Ensemble Learning

What is Ensemble Learning? Ensemble Learning Explained

Ensemble learning is a machine learning technique that involves combining the predictions of multiple individual models to improve overall performance and predictive accuracy. Instead of relying on a single model, ensemble learning leverages the wisdom of the crowd by aggregating the predictions of multiple models.

Here are some key concepts and methods in ensemble learning:

Diversity of Models: The technique benefits from the diversity of individual models. Each model should be trained using different algorithms, different subsets of the training data, or different feature representations to introduce diverse perspectives and capture different aspects of the underlying problem.

Aggregation Methods: The predictions of individual models are combined or aggregated to produce the final ensemble prediction. Common aggregation methods include voting, averaging, weighted averaging, and stacking. Voting-based methods assign labels based on majority voting, while averaging-based methods compute the average of predicted values. Weighted averaging assigns different weights to individual model predictions, and stacking combines the predictions using a meta-model.

Bagging: Bagging (bootstrap aggregating) is a popular ensemble learning technique that involves training multiple models independently on different subsets of the training data. Each model is trained on a bootstrap sample, which is created by randomly selecting data points with replacements from the original training set. Bagging helps reduce variance and overfitting by leveraging the diversity of models.

Boosting: Boosting is another technique that trains models sequentially in an iterative manner. Each model in the sequence focuses on the instances that were misclassified by the previous models. By giving more weight to difficult instances, boosting allows subsequent models to learn from the mistakes of previous models and improve overall performance.

Random Forest: Random Forest is another popular algorithm in this technique that combines the concepts of bagging and decision trees. It builds an ensemble of decision trees, where each tree is trained on a bootstrap sample of the training data and uses a random subset of features at each split. The final prediction is determined by aggregating the predictions of individual trees.

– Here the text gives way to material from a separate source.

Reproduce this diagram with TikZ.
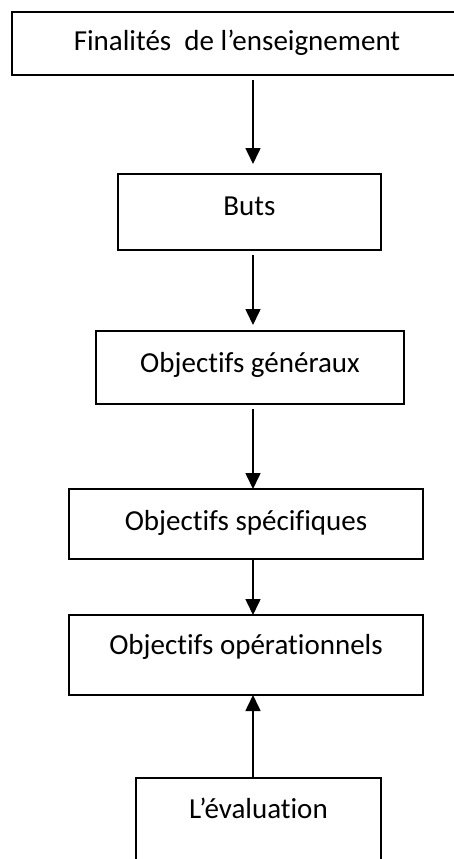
\documentclass[tikz,border=0pt]{standalone}
\usepackage{fontspec}
\setmainfont{Carlito}[Ligatures=NoCommon]
\usetikzlibrary{arrows.meta}
\begin{document}
\begin{tikzpicture}[x=1pt,y=-1pt,
  level/.style={draw, line width=1.1pt, inner xsep=0pt, inner ysep=0pt, outer sep=0pt,
    anchor=base, font=\fontsize{29}{33}\selectfont},
  flow/.style={line width=1.6pt, -{Triangle[length=16pt,width=15pt]}}]
\useasboundingbox (0,0) rectangle (454,859);
\clip (0,0) rectangle (454,859);
\fill[white] (0,0) rectangle (454,859);

% one box per level, text placed on its baseline near the top
\node[level, minimum width=450pt, text height=39pt, text depth=24pt] (fin) at (237,51) {Finalités\ \ de l’enseignement};
\node[level, minimum width=263pt, text height=41pt, text depth=35pt] (buts) at (249.5,215) {Buts};
\node[level, minimum width=308pt, text height=41pt, text depth=32pt] (gen) at (250,372) {Objectifs généraux};
\node[level, minimum width=354pt, text height=41pt, text depth=29pt] (spe) at (246,530) {Objectifs spécifiques};
\node[level, minimum width=354pt, text height=39pt, text depth=41pt] (ope) at (246,654) {Objectifs opérationnels};
\node[level, minimum width=245pt, text height=40pt, text depth=52pt] (eva) at (258.5,818) {L’évaluation};

\coordinate (ax) at (253,0);

\draw[flow, shorten <=5pt, shorten >=10pt] (fin.south -| ax) -- (buts.north -| ax);
\draw[flow, shorten <=5pt, shorten >=6pt] (buts.south -| ax) -- (gen.north -| ax);
\draw[flow, shorten <=5pt] (gen.south -| ax) -- (spe.north -| ax);
\draw[flow] (spe.south -| ax) -- (ope.north -| ax);
\draw[flow] (eva.north -| ax) -- (ope.south -| ax);
\end{tikzpicture}
\end{document}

Benefits of Ensemble Learning:

Improved Performance: It often leads to better performance compared to individual models, especially in situations where a single model may struggle to capture the complexity of the problem or suffer from high bias or high variance.
Increased Robustness: This technique helps to reduce the impact of outliers or noisy data points by considering multiple models. Outliers that may heavily influence the prediction of a single model are often neutralized or outweighed by the majority of models in the ensemble.
Better Generalization: It can improve generalization by leveraging the diversity of models. It combines multiple perspectives and reduces the risk of overfitting, leading to better performance on unseen data.
Flexibility: Ensemble learning can be applied to a wide range of machine learning algorithms, making it a versatile technique used in various domains and for different types of problems.
Ensemble learning has been successfully applied in various areas of machine learning, including classification, regression, and anomaly detection. It is widely used in real-world applications and is known to improve models’ overall predictive performance and robustness.